Given exercise
Select from the records below every line that has the word "React" in it.

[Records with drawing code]
________________
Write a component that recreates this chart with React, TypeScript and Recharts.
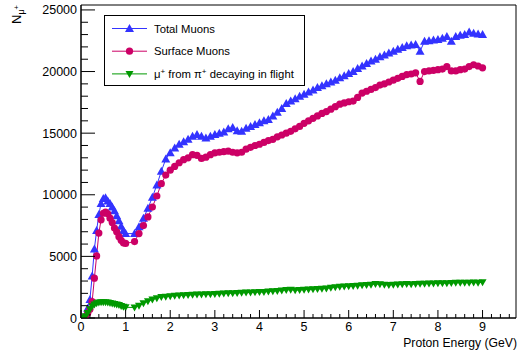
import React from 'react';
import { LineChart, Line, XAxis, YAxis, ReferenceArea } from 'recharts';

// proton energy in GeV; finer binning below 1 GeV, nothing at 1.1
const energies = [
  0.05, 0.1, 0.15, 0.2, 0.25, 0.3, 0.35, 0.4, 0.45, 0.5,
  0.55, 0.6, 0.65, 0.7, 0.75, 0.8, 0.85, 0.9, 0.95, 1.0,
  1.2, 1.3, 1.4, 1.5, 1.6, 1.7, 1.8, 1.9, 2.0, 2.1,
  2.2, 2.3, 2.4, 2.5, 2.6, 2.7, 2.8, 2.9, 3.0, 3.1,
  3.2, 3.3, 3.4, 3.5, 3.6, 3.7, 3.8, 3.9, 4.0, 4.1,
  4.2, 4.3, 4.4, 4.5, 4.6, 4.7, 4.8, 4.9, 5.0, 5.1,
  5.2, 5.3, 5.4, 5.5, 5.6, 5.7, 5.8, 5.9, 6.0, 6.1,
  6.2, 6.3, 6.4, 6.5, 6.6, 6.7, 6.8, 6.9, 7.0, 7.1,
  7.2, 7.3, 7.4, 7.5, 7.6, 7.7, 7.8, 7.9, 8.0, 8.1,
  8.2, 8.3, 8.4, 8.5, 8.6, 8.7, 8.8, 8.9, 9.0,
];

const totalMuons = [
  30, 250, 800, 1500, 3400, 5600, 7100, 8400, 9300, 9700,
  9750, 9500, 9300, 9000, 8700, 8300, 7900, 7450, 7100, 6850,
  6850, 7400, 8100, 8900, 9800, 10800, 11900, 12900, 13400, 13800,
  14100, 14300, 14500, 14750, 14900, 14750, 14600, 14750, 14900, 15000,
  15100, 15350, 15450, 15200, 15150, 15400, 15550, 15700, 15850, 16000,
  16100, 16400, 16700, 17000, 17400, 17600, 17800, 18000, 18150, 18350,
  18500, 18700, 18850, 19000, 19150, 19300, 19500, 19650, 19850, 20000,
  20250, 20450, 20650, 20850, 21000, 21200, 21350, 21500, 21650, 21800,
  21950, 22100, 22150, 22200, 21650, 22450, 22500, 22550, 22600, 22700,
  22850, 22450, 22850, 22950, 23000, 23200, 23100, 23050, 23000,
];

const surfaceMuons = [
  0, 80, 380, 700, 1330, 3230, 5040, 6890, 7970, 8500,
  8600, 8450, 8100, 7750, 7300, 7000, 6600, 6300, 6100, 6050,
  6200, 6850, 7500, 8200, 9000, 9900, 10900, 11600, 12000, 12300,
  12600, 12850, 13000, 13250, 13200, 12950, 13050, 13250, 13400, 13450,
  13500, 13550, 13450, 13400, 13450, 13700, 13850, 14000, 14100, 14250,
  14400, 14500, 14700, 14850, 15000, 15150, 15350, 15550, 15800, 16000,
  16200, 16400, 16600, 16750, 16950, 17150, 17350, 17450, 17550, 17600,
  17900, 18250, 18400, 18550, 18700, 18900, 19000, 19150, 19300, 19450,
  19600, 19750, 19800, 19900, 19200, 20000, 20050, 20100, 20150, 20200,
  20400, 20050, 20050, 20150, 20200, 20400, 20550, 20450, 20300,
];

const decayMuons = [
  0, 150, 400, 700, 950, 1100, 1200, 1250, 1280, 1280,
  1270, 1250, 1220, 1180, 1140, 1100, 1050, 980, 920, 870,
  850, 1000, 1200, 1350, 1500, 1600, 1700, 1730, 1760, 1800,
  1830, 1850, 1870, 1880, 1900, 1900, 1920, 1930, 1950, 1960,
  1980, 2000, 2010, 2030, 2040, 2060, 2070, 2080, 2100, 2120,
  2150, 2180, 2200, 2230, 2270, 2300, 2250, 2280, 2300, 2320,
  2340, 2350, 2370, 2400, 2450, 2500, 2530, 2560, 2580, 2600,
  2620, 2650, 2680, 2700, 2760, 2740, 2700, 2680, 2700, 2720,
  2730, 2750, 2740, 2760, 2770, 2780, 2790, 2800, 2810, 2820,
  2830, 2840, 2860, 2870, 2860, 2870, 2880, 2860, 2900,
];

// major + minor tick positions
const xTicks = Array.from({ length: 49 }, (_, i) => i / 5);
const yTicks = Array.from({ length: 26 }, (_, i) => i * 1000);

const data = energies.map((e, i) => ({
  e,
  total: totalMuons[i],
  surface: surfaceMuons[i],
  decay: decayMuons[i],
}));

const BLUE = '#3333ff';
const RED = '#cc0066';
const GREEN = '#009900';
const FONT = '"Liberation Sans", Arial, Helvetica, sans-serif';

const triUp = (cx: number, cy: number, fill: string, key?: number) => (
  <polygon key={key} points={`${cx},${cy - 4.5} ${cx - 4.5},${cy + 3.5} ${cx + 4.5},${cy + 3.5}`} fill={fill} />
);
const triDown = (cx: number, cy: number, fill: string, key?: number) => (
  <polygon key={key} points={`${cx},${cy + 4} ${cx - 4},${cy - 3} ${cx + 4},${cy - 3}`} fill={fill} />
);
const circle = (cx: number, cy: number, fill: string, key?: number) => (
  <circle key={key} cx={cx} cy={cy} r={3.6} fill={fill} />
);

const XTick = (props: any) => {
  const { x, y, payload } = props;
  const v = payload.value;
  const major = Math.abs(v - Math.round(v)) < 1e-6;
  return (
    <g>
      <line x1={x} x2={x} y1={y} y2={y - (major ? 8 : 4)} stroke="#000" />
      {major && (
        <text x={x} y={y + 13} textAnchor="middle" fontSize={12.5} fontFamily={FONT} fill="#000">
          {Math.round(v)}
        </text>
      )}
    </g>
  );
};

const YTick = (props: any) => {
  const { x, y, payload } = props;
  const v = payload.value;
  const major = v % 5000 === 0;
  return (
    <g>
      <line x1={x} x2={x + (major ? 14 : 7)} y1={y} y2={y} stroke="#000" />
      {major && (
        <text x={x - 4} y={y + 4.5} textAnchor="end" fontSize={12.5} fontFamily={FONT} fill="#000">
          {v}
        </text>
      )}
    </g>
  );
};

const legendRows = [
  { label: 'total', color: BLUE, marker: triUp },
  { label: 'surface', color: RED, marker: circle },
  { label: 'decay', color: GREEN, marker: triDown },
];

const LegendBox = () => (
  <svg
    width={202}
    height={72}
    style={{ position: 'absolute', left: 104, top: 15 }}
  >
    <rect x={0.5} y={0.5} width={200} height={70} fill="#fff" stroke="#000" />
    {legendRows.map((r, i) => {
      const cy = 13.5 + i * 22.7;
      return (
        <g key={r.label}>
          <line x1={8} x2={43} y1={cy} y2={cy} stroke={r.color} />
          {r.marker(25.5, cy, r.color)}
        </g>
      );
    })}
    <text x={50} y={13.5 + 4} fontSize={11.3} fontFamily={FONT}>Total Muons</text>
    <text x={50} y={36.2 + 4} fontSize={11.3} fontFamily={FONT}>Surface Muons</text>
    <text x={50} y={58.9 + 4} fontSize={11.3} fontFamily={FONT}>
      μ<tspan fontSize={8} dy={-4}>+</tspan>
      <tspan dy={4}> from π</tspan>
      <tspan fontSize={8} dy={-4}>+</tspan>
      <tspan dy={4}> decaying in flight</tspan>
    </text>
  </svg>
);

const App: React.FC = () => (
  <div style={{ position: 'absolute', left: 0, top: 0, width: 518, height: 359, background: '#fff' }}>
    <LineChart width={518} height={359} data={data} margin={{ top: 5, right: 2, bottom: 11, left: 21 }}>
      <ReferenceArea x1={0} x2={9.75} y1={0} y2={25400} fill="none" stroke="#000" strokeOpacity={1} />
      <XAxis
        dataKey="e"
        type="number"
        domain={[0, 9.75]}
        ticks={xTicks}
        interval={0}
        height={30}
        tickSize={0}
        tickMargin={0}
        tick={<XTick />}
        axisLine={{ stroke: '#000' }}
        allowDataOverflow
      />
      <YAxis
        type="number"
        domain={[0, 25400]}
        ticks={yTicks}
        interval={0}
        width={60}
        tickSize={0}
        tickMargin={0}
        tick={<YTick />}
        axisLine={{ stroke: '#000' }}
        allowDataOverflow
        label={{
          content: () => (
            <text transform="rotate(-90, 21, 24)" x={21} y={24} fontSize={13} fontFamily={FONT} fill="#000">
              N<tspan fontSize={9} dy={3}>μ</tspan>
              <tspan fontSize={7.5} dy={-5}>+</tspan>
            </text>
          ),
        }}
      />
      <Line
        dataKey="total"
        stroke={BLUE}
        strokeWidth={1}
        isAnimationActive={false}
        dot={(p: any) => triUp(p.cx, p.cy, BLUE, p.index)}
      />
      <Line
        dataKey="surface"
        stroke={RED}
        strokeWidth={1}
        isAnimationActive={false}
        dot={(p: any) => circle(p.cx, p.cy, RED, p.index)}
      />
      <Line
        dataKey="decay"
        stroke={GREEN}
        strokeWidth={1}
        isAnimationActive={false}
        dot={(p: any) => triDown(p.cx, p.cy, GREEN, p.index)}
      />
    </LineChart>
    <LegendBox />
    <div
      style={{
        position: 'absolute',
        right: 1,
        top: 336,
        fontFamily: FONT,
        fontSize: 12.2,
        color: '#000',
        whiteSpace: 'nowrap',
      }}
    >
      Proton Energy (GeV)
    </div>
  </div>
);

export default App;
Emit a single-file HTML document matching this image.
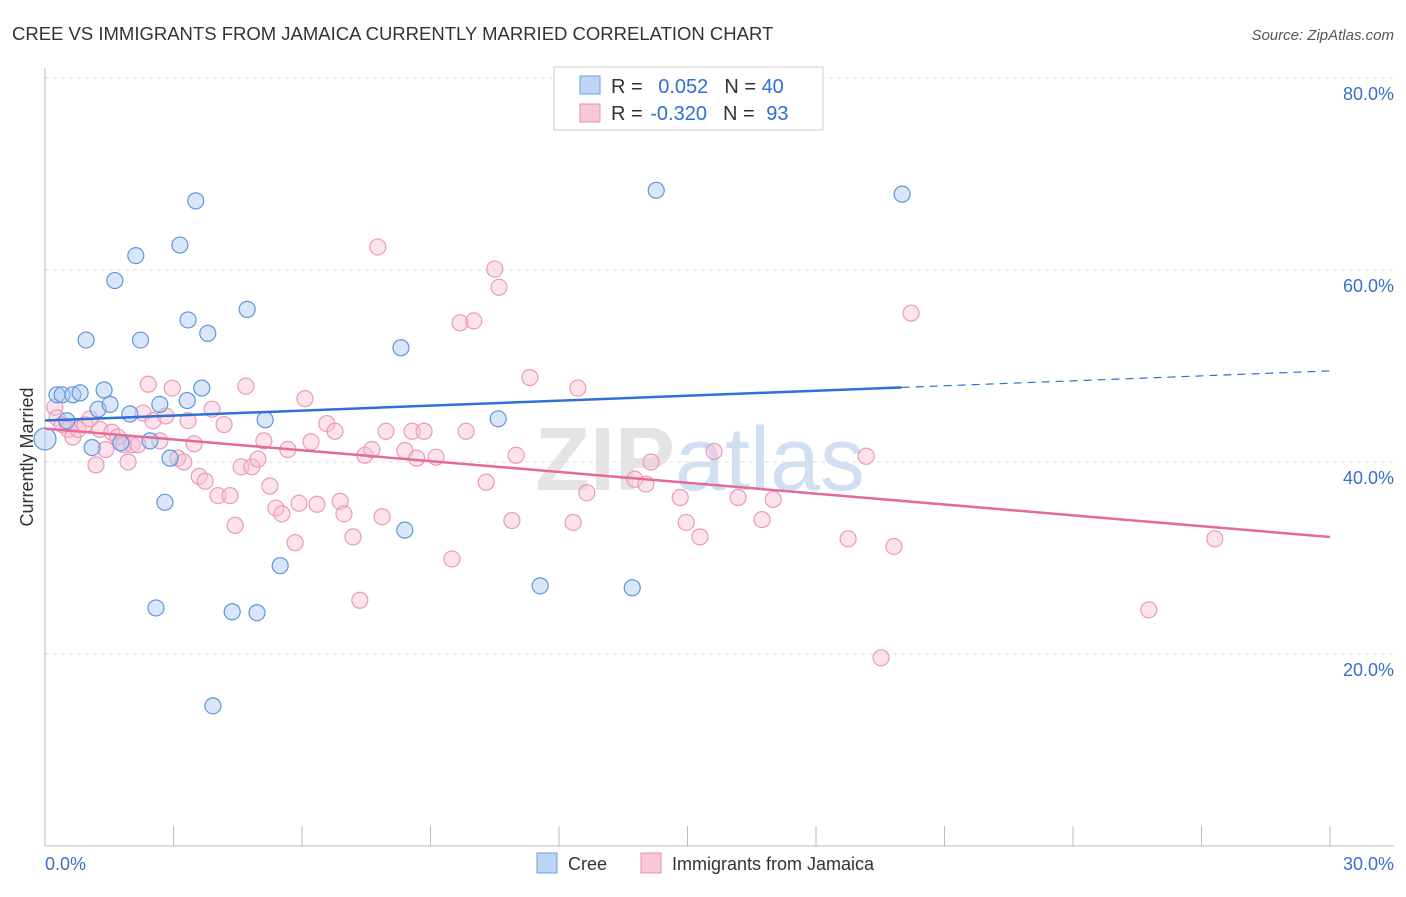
________________
Solution for this exercise
Write a component that recreates this chart with React, TypeScript and Recharts.
import React from 'react';
const App: React.FC = () => (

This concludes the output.